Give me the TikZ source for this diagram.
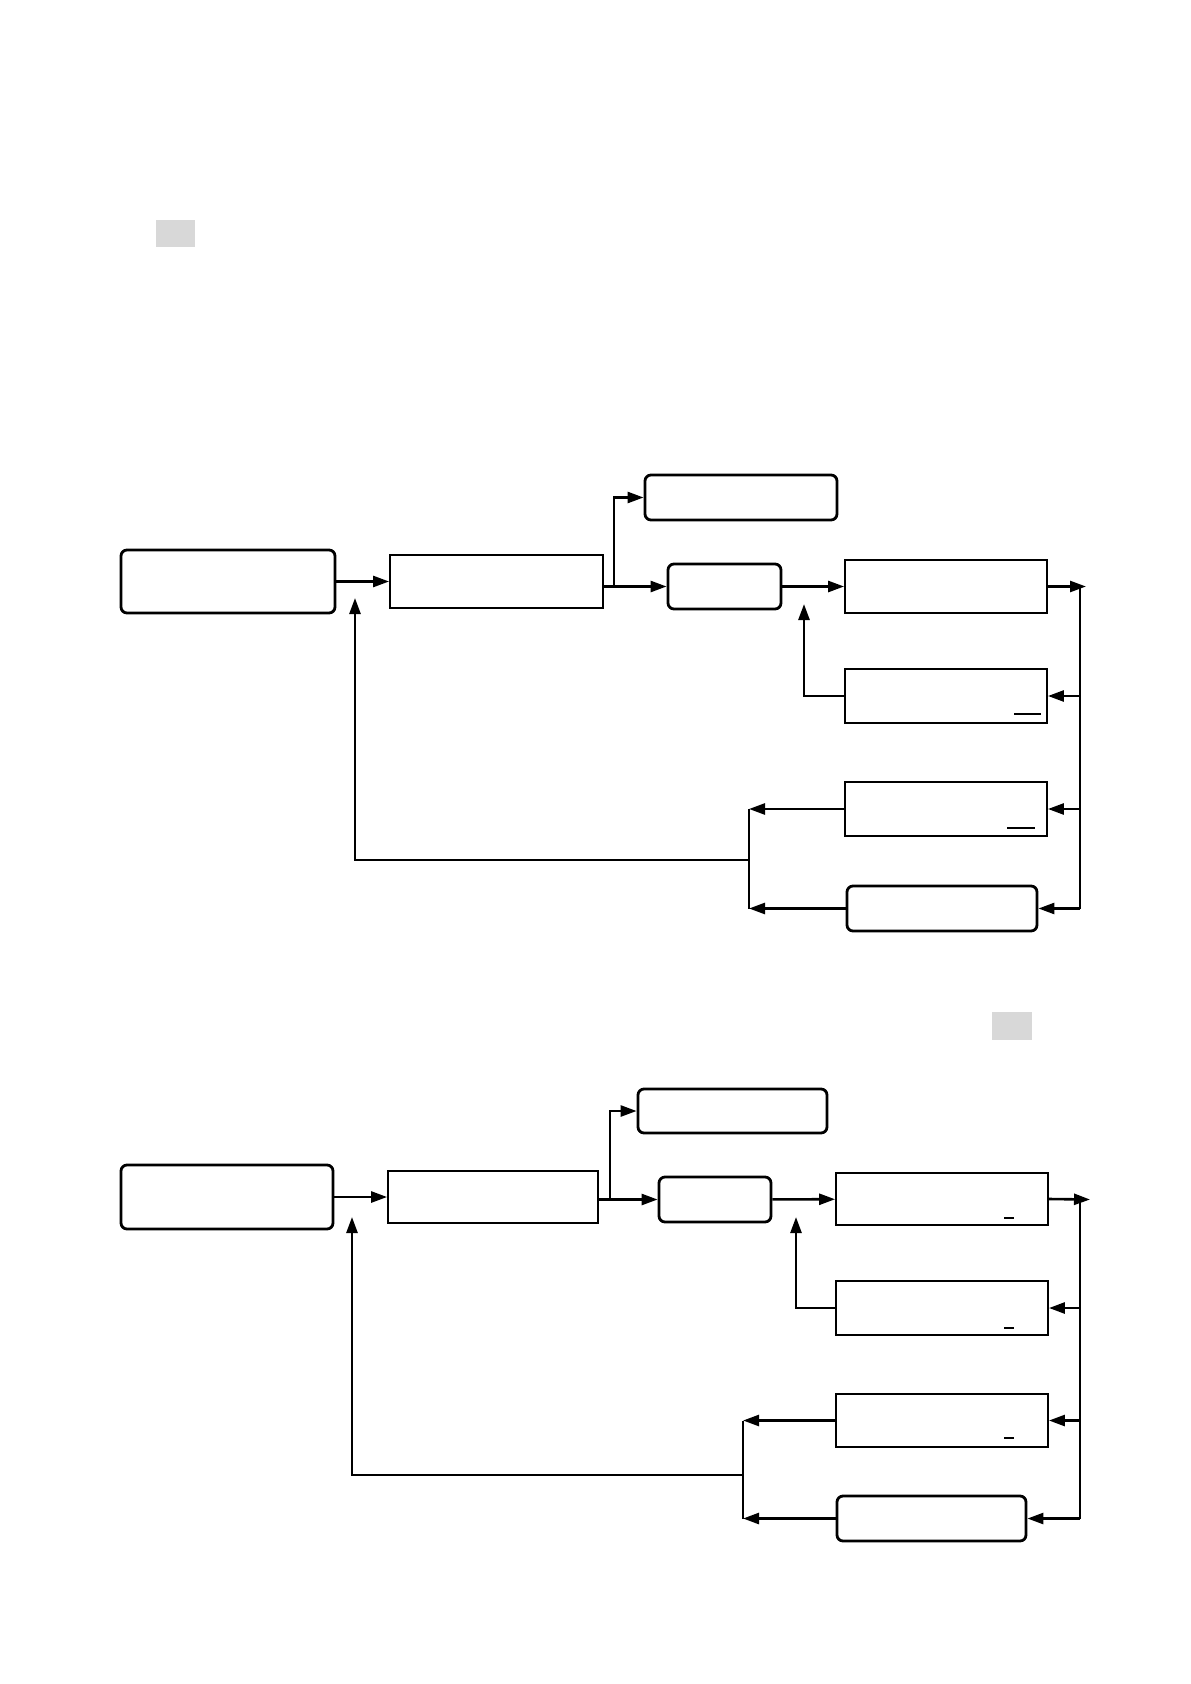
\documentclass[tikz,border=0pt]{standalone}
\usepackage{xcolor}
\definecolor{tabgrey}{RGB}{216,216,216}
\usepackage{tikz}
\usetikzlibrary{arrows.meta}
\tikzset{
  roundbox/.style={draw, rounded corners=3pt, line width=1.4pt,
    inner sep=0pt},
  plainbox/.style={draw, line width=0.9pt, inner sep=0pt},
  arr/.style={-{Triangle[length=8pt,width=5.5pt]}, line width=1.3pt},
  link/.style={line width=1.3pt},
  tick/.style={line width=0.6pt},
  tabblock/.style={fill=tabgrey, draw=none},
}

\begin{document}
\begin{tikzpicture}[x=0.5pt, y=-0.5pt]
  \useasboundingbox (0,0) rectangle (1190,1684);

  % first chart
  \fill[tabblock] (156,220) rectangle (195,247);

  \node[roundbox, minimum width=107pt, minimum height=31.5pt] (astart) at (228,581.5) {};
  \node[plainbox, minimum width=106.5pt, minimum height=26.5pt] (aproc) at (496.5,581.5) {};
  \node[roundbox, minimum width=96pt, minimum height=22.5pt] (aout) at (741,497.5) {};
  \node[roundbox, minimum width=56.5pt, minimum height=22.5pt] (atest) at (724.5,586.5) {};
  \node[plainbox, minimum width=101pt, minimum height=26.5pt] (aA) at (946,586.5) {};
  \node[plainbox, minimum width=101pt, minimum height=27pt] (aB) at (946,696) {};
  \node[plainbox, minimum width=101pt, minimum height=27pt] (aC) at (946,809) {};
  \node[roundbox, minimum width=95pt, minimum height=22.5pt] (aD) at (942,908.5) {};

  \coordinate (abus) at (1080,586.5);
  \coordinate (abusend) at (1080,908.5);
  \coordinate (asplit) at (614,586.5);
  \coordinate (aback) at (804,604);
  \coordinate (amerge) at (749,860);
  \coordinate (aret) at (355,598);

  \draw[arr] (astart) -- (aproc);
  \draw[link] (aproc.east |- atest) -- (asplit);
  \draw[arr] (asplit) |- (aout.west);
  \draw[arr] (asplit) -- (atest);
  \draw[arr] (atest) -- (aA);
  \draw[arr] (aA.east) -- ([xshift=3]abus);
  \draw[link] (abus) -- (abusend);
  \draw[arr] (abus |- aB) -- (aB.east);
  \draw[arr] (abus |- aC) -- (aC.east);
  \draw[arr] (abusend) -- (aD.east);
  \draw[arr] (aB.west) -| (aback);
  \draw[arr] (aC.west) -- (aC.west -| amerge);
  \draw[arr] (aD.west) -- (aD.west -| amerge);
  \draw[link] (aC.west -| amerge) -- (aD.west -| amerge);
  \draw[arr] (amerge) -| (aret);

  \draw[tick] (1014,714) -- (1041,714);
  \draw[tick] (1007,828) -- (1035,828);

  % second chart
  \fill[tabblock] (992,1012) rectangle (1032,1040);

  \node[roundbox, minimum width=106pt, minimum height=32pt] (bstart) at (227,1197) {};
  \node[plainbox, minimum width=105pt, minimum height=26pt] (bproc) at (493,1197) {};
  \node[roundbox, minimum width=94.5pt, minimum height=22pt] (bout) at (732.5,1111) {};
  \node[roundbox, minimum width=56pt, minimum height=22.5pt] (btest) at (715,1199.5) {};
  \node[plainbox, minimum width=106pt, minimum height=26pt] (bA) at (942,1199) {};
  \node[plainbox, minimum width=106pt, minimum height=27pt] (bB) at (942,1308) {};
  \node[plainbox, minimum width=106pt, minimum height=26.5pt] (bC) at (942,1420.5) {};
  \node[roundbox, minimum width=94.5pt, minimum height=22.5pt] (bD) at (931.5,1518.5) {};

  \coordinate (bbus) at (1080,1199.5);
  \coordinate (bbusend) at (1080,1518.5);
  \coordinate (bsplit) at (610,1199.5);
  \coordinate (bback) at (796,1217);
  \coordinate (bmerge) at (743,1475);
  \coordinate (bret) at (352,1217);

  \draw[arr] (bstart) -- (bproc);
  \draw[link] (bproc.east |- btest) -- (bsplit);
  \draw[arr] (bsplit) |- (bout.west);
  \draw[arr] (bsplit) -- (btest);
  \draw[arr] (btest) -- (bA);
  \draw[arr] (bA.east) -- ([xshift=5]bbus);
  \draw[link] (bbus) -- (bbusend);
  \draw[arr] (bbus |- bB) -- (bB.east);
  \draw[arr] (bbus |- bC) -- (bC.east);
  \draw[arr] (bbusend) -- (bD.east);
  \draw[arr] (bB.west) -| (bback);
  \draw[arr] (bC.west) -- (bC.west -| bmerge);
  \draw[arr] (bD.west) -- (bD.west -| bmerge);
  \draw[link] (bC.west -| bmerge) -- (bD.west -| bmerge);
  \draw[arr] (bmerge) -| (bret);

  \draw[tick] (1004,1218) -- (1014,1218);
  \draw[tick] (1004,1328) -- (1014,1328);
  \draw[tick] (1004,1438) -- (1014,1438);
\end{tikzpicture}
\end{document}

• • •

[Problem to work on] Images in the data above are to be skipped. Retype all other material exactly.

[Written response]
Give me the TikZ source for this diagram.
\documentclass[tikz,border=0pt]{standalone}
\usepackage{xcolor}
\definecolor{tabgrey}{RGB}{216,216,216}
\usepackage{tikz}
\usetikzlibrary{arrows.meta}
\tikzset{
  roundbox/.style={draw, rounded corners=3pt, line width=1.4pt,
    inner sep=0pt},
  plainbox/.style={draw, line width=0.9pt, inner sep=0pt},
  arr/.style={-{Triangle[length=8pt,width=5.5pt]}, line width=1.3pt},
  link/.style={line width=1.3pt},
  tick/.style={line width=0.6pt},
  tabblock/.style={fill=tabgrey, draw=none},
}

\begin{document}
\begin{tikzpicture}[x=0.5pt, y=-0.5pt]
  \useasboundingbox (0,0) rectangle (1190,1684);

  % first chart
  \fill[tabblock] (156,220) rectangle (195,247);

  \node[roundbox, minimum width=107pt, minimum height=31.5pt] (astart) at (228,581.5) {};
  \node[plainbox, minimum width=106.5pt, minimum height=26.5pt] (aproc) at (496.5,581.5) {};
  \node[roundbox, minimum width=96pt, minimum height=22.5pt] (aout) at (741,497.5) {};
  \node[roundbox, minimum width=56.5pt, minimum height=22.5pt] (atest) at (724.5,586.5) {};
  \node[plainbox, minimum width=101pt, minimum height=26.5pt] (aA) at (946,586.5) {};
  \node[plainbox, minimum width=101pt, minimum height=27pt] (aB) at (946,696) {};
  \node[plainbox, minimum width=101pt, minimum height=27pt] (aC) at (946,809) {};
  \node[roundbox, minimum width=95pt, minimum height=22.5pt] (aD) at (942,908.5) {};

  \coordinate (abus) at (1080,586.5);
  \coordinate (abusend) at (1080,908.5);
  \coordinate (asplit) at (614,586.5);
  \coordinate (aback) at (804,604);
  \coordinate (amerge) at (749,860);
  \coordinate (aret) at (355,598);

  \draw[arr] (astart) -- (aproc);
  \draw[link] (aproc.east |- atest) -- (asplit);
  \draw[arr] (asplit) |- (aout.west);
  \draw[arr] (asplit) -- (atest);
  \draw[arr] (atest) -- (aA);
  \draw[arr] (aA.east) -- ([xshift=3]abus);
  \draw[link] (abus) -- (abusend);
  \draw[arr] (abus |- aB) -- (aB.east);
  \draw[arr] (abus |- aC) -- (aC.east);
  \draw[arr] (abusend) -- (aD.east);
  \draw[arr] (aB.west) -| (aback);
  \draw[arr] (aC.west) -- (aC.west -| amerge);
  \draw[arr] (aD.west) -- (aD.west -| amerge);
  \draw[link] (aC.west -| amerge) -- (aD.west -| amerge);
  \draw[arr] (amerge) -| (aret);

  \draw[tick] (1014,714) -- (1041,714);
  \draw[tick] (1007,828) -- (1035,828);

  % second chart
  \fill[tabblock] (992,1012) rectangle (1032,1040);

  \node[roundbox, minimum width=106pt, minimum height=32pt] (bstart) at (227,1197) {};
  \node[plainbox, minimum width=105pt, minimum height=26pt] (bproc) at (493,1197) {};
  \node[roundbox, minimum width=94.5pt, minimum height=22pt] (bout) at (732.5,1111) {};
  \node[roundbox, minimum width=56pt, minimum height=22.5pt] (btest) at (715,1199.5) {};
  \node[plainbox, minimum width=106pt, minimum height=26pt] (bA) at (942,1199) {};
  \node[plainbox, minimum width=106pt, minimum height=27pt] (bB) at (942,1308) {};
  \node[plainbox, minimum width=106pt, minimum height=26.5pt] (bC) at (942,1420.5) {};
  \node[roundbox, minimum width=94.5pt, minimum height=22.5pt] (bD) at (931.5,1518.5) {};

  \coordinate (bbus) at (1080,1199.5);
  \coordinate (bbusend) at (1080,1518.5);
  \coordinate (bsplit) at (610,1199.5);
  \coordinate (bback) at (796,1217);
  \coordinate (bmerge) at (743,1475);
  \coordinate (bret) at (352,1217);

  \draw[arr] (bstart) -- (bproc);
  \draw[link] (bproc.east |- btest) -- (bsplit);
  \draw[arr] (bsplit) |- (bout.west);
  \draw[arr] (bsplit) -- (btest);
  \draw[arr] (btest) -- (bA);
  \draw[arr] (bA.east) -- ([xshift=5]bbus);
  \draw[link] (bbus) -- (bbusend);
  \draw[arr] (bbus |- bB) -- (bB.east);
  \draw[arr] (bbus |- bC) -- (bC.east);
  \draw[arr] (bbusend) -- (bD.east);
  \draw[arr] (bB.west) -| (bback);
  \draw[arr] (bC.west) -- (bC.west -| bmerge);
  \draw[arr] (bD.west) -- (bD.west -| bmerge);
  \draw[link] (bC.west -| bmerge) -- (bD.west -| bmerge);
  \draw[arr] (bmerge) -| (bret);

  \draw[tick] (1004,1218) -- (1014,1218);
  \draw[tick] (1004,1328) -- (1014,1328);
  \draw[tick] (1004,1438) -- (1014,1438);
\end{tikzpicture}
\end{document}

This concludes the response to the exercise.